Google executives counter they're getting into operating systems only to ensure that an open-source mobile phone really goes forward. Eric Chu, Google's group marketing manager for Android, dismisses talk that the software isn't catching on. "We know there will be carriers and handset makers that are going to deploy it," he says. "The level of activity around Android has been extremely high."
As proof, he mentions the Android Developer Challenge, a contest to identify promising new mobile applications. Google already has received 1,800 submissions from 75 countries, two thirds of them from outside the U.S. Ten top winners will receive $250,000 each to develop their programs, while another 10 runners-up will each get $100,000.
Analysts predict that Taiwan's High Tech Computer (HTC), which does not have an operating system of its own, will be the first handset vendor to make phones incorporating Android, and that T-Mobile will probably be the first operator to offer the phone.

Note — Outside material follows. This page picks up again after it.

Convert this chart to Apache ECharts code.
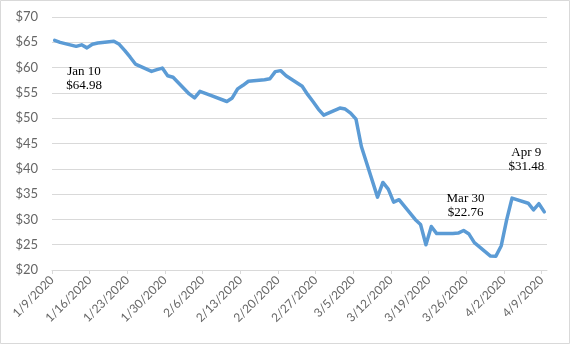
<!DOCTYPE html>
<html>
<head>
<meta charset="utf-8">
<script src="https://cdn.jsdelivr.net/npm/echarts@6/dist/echarts.min.js"></script>
<style>
html,body{margin:0;padding:0;background:#fff;}
#chart{width:571px;height:346px;}
</style>
</head>
<body>
<div id="chart"></div>
<script>
// ---- data ----
var dates = ['1/9','1/10','1/13','1/14','1/15','1/16','1/17','1/20','1/21','1/22','1/23','1/24',
  '1/27','1/28','1/29','1/30','1/31','2/3','2/4','2/5','2/6','2/7','2/10','2/11','2/12','2/13','2/14',
  '2/17','2/18','2/19','2/20','2/21','2/24','2/25','2/26','2/27','2/28','3/2','3/3','3/4','3/5','3/6',
  '3/9','3/10','3/11','3/12','3/13','3/16','3/17','3/18','3/19','3/20','3/23','3/24','3/25','3/26','3/27',
  '3/30','3/31','4/1','4/2','4/3','4/6','4/7','4/8','4/9'];
var prices = [65.37,64.98,64.20,64.50,63.90,64.60,64.85,65.20,64.60,63.40,62.10,60.70,
  59.25,59.60,59.90,58.40,58.10,54.80,54.00,55.30,54.90,54.50,53.30,54.00,55.80,56.50,57.30,
  57.60,57.80,59.20,59.40,58.40,56.30,54.70,53.30,51.80,50.60,52.00,51.80,51.00,49.80,44.40,
  34.40,37.30,36.00,33.40,33.90,30.00,29.00,25.00,28.60,27.20,27.20,27.30,27.80,27.10,25.40,
  22.76,22.74,24.80,29.90,34.20,33.20,31.90,33.10,31.48];
var tickLabels = ['1/9/2020','1/16/2020','1/23/2020','1/30/2020','2/6/2020','2/13/2020','2/20/2020',
  '2/27/2020','3/5/2020','3/12/2020','3/19/2020','3/26/2020','4/2/2020','4/9/2020'];
var yTicks = [20,25,30,35,40,45,50,55,60,65,70];
var notes = [
  {date:'1/10', text:'Jan 10\n$64.98'},
  {date:'3/30', text:'Mar 30\n$22.76'},
  {date:'4/9',  text:'Apr 9\n$31.48'}
];

// ---- build ----
var DAY = 86400000;
var t0 = Date.UTC(2020,0,9);
function dayIndex(md){
  var p = md.split('/');
  return Math.round((Date.UTC(2020, +p[0]-1, +p[1]) - t0)/DAY);
}
var seriesData = dates.map(function(d,i){ return [dayIndex(d)+0.5, prices[i]]; });
var tickVals = tickLabels.map(function(_,i){ return i*7; });
var noteOffsets = [[24,36],[-25,-50],[-18,-52]];
var markData = notes.map(function(n,i){
  var idx = dates.indexOf(n.date);
  return {
    coord: seriesData[idx],
    label: {show:true, formatter:n.text, offset:noteOffsets[i]}
  };
});

var chart = echarts.init(document.getElementById('chart'));
chart.setOption({
  animation:false,
  backgroundColor:'#ffffff',
  grid:{left:52, right:24, top:17, bottom:76},
  graphic:[{type:'rect', shape:{x:0.5,y:0.5,width:569,height:343},
    style:{fill:'none', stroke:'#D9D9D9', lineWidth:1}, silent:true}],
  xAxis:{
    type:'value', min:0, max:92, interval:7,
    axisLine:{show:true, lineStyle:{color:'#D9D9D9', width:1}},
    axisTick:{show:true, length:4, lineStyle:{color:'#D9D9D9'}, customValues:tickVals},
    splitLine:{show:false},
    axisLabel:{
      customValues:tickVals,
      rotate:45, margin:8, color:'#666666', fontSize:12, fontFamily:'Lato',
      formatter:function(v){ var k=Math.round(v/7); return tickLabels[k]||''; }
    }
  },
  yAxis:{
    type:'value', min:yTicks[0], max:yTicks[yTicks.length-1], interval:5,
    axisLine:{show:false}, axisTick:{show:false},
    splitLine:{lineStyle:{color:'#D9D9D9', width:1}},
    axisLabel:{margin:14, color:'#666666', fontSize:13, fontFamily:'Lato',
      formatter:function(v){ return '$'+v; }}
  },
  series:[{
    type:'line', data:seriesData, showSymbol:false, symbol:'none',
    lineStyle:{color:'#5B9BD5', width:3.5, join:'round', cap:'round'},
    markPoint:{
      symbol:'circle', symbolSize:0, silent:true,
      label:{color:'#000', fontSize:13, lineHeight:14, fontFamily:'Liberation Serif', align:'center'},
      data:markData
    }
  }]
});
</script>
</body>
</html>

But they predict that few devices will be on the market by the end of the year and that the first version is likely to be imperfect.
Christian Lindholm, a partner and director in the London office of Fjord, a strategic design consultancy who is credited with being the father of Nokia's Series 60's user interface, says Google may be underestimating just how tough it is to build a mobile operating system. "The integration of the hardware and software is ridiculously hard," says Lindholm. "To get a real proper user experience, you need a deep fusion between software and hardware."
Many of the same challenges face the LiMo Foundation. But whichever initiative first manages to produce a user-friendly Linux mobile operating system with global uptake will create a seismic shift in the industry. "These are big bets," says Lindholm. "Whoever wins is going to win massively."